### TASK BRIEF
From the first line of the listing below to the line with "plt.rcParams['font.family'] = ['Noto", print each line exactly, and nothing more. Leave out the pictures.

Source data:
──────────

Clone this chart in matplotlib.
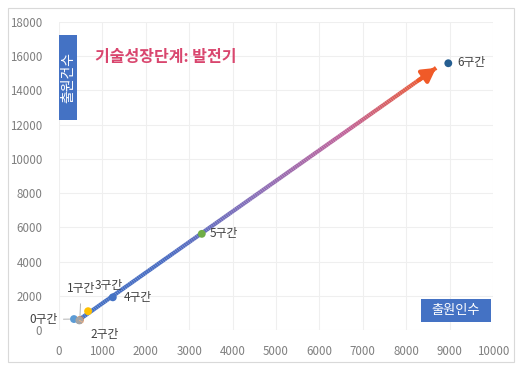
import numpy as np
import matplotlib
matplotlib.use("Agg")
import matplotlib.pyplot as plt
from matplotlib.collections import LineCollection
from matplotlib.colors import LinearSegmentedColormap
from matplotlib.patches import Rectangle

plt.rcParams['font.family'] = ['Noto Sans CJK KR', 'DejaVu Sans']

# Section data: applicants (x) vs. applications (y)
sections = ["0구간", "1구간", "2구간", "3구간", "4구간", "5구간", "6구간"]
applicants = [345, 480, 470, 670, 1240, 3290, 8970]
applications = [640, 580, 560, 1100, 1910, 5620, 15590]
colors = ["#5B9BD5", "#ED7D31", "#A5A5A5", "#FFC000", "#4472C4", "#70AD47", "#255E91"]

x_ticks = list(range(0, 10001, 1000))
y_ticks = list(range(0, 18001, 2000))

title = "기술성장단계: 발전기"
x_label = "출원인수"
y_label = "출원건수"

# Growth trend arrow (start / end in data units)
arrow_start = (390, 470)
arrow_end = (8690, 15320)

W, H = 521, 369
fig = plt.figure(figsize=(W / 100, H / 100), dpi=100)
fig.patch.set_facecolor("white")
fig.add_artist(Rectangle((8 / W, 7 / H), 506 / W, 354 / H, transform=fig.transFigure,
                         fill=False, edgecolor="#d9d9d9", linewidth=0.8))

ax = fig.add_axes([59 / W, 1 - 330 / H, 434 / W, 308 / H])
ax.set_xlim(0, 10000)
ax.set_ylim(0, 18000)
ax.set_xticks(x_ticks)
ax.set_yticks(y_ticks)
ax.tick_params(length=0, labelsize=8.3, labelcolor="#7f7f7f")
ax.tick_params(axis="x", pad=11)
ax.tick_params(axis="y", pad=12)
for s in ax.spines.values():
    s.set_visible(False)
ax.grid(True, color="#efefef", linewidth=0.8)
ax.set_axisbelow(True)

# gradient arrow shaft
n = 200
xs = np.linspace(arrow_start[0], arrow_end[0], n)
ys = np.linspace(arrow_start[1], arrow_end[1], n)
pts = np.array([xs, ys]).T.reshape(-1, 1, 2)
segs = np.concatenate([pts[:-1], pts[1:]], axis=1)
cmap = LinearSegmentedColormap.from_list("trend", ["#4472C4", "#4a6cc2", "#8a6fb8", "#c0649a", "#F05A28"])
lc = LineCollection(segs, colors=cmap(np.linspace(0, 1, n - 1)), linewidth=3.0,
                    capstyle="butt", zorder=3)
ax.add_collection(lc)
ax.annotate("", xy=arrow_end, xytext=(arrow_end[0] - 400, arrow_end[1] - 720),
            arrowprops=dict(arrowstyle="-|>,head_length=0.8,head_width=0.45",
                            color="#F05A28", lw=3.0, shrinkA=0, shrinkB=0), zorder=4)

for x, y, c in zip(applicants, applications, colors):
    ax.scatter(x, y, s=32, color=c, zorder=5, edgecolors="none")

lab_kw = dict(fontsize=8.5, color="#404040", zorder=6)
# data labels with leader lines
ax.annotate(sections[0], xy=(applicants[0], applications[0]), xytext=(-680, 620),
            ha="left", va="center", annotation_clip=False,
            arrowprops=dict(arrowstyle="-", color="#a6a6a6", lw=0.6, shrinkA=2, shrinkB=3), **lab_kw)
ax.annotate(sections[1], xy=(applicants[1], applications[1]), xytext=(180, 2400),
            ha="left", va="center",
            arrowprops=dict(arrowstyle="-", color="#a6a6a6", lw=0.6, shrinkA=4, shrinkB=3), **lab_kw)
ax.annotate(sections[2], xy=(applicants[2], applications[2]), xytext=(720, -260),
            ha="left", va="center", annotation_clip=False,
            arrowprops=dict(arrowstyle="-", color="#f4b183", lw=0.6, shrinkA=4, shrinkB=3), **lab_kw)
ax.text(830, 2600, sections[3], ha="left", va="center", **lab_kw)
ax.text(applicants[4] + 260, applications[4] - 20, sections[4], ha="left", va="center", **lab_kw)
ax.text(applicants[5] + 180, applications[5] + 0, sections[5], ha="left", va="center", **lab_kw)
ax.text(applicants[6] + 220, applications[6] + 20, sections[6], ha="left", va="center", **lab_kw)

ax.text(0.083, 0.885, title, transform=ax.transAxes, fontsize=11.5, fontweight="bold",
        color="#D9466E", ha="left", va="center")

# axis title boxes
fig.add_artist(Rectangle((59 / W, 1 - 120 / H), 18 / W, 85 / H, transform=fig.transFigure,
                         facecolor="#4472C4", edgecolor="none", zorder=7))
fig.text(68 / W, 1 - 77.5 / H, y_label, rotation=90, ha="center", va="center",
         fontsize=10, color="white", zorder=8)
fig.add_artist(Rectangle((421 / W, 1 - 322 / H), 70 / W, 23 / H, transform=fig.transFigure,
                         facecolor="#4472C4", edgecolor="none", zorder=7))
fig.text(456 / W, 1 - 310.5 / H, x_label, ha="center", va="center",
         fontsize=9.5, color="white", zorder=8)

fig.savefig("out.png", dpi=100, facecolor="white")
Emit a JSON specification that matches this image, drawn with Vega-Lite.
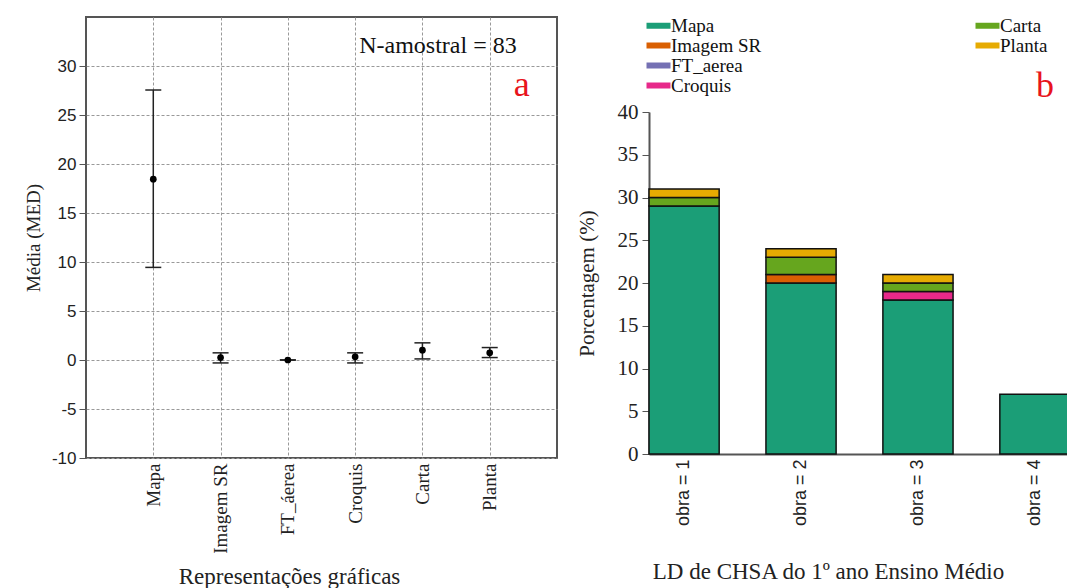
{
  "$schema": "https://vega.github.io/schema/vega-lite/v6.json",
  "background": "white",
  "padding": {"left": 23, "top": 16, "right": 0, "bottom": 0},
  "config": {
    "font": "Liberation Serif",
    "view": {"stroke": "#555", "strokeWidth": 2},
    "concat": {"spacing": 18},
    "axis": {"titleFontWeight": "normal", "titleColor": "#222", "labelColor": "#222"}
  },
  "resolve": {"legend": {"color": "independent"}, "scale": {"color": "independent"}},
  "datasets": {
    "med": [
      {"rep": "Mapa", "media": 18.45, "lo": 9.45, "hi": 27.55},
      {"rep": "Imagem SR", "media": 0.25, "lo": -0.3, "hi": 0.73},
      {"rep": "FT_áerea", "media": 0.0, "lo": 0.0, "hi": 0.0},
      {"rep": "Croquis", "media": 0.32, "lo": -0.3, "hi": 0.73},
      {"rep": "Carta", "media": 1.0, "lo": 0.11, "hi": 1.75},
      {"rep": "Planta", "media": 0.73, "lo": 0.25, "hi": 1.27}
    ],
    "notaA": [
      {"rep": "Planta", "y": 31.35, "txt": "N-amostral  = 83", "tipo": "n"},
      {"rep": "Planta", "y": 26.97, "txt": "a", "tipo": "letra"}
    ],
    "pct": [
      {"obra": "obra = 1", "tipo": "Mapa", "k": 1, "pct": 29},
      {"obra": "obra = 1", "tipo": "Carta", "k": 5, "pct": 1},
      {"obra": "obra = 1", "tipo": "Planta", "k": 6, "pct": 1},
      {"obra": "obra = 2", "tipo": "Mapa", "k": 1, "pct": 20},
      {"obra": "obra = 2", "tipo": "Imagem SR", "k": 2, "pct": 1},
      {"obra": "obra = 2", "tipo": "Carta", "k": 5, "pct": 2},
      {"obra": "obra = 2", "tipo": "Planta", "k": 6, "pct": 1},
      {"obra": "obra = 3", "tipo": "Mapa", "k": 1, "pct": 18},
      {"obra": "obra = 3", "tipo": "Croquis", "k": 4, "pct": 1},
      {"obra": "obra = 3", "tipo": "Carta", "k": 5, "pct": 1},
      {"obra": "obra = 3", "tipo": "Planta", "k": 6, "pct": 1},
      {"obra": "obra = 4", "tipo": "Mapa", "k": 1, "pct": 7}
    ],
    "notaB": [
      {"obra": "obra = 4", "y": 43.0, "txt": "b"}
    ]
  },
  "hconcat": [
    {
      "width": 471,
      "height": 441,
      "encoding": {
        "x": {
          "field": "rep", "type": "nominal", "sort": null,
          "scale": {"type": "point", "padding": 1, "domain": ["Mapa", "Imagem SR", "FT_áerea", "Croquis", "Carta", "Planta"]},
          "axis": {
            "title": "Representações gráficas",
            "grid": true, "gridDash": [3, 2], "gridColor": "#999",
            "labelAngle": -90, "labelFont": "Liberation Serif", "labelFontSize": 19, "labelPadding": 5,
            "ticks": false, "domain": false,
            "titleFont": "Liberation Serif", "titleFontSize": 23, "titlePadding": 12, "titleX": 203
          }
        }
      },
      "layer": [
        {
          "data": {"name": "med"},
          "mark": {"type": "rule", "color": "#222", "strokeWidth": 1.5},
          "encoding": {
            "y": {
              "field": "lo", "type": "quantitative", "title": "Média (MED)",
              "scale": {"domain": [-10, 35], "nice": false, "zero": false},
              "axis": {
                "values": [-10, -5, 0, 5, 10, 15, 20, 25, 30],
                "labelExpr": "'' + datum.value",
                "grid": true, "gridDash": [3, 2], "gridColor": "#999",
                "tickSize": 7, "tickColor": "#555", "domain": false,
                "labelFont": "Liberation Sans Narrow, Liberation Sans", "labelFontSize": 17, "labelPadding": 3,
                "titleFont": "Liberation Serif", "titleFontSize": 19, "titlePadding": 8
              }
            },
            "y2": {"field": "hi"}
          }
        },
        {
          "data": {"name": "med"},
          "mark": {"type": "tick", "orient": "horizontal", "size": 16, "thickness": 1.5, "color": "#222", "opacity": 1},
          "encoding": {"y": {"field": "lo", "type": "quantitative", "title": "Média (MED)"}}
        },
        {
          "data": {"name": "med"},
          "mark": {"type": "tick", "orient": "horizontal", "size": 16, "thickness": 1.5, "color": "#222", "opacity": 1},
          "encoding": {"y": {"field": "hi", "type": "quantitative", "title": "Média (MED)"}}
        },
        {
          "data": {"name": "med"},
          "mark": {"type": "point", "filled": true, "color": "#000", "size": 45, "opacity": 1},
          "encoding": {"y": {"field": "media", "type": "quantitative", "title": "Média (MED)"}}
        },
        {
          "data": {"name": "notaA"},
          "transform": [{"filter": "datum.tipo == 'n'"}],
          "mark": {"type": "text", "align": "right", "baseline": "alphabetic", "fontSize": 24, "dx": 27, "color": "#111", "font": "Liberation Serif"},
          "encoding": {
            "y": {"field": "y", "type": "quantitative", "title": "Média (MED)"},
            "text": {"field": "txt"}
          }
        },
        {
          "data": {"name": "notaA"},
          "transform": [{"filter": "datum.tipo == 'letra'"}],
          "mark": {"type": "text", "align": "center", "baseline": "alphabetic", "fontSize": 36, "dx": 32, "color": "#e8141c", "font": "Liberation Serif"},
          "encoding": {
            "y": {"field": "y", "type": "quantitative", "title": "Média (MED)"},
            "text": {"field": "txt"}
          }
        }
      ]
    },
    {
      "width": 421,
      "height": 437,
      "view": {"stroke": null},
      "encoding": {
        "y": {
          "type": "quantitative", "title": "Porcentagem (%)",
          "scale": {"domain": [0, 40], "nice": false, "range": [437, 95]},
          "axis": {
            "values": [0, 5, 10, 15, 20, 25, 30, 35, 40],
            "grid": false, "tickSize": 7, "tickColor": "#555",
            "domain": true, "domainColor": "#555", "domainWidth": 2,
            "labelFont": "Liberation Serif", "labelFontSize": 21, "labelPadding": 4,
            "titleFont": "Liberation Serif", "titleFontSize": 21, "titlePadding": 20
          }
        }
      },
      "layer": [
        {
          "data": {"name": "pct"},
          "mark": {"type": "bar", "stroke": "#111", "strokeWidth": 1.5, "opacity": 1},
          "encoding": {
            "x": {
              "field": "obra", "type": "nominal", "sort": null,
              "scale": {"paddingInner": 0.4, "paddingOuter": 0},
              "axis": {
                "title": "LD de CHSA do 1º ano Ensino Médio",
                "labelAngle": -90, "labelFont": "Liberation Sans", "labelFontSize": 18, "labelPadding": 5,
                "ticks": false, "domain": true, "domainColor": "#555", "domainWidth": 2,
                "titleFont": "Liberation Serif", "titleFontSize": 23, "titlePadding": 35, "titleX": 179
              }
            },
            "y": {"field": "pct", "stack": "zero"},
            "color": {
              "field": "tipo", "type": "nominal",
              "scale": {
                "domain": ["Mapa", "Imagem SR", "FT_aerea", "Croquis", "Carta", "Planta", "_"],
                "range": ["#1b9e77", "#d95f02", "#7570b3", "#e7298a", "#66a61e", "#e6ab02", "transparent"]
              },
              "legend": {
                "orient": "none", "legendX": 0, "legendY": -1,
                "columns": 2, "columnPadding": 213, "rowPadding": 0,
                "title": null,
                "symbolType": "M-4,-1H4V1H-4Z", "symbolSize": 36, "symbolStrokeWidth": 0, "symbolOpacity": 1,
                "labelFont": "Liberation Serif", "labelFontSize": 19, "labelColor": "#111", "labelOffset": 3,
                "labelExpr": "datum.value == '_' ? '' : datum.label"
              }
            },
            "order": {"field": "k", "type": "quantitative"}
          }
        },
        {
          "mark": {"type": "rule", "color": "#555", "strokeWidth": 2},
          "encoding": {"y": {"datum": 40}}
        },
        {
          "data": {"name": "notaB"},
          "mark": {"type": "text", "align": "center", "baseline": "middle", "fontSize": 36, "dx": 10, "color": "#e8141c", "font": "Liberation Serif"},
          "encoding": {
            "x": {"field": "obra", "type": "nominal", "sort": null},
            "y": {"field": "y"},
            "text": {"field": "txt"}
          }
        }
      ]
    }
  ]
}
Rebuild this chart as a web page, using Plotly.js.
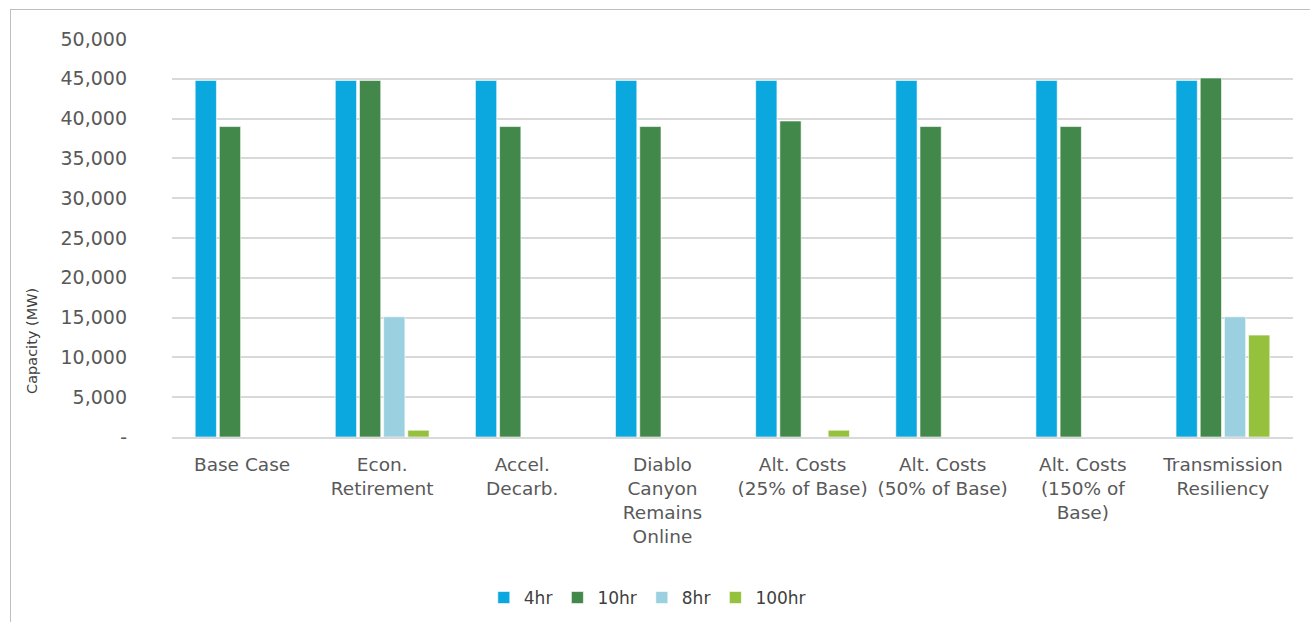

──────────

### TASK RESULT
Clone this chart in matplotlib.
import numpy as np
import matplotlib
matplotlib.use("Agg")
import matplotlib.pyplot as plt
from matplotlib.collections import LineCollection
from matplotlib.colors import LinearSegmentedColormap
from matplotlib.patches import Rectangle

plt.rcParams['font.family'] = ['Noto Sans CJK KR', 'DejaVu Sans']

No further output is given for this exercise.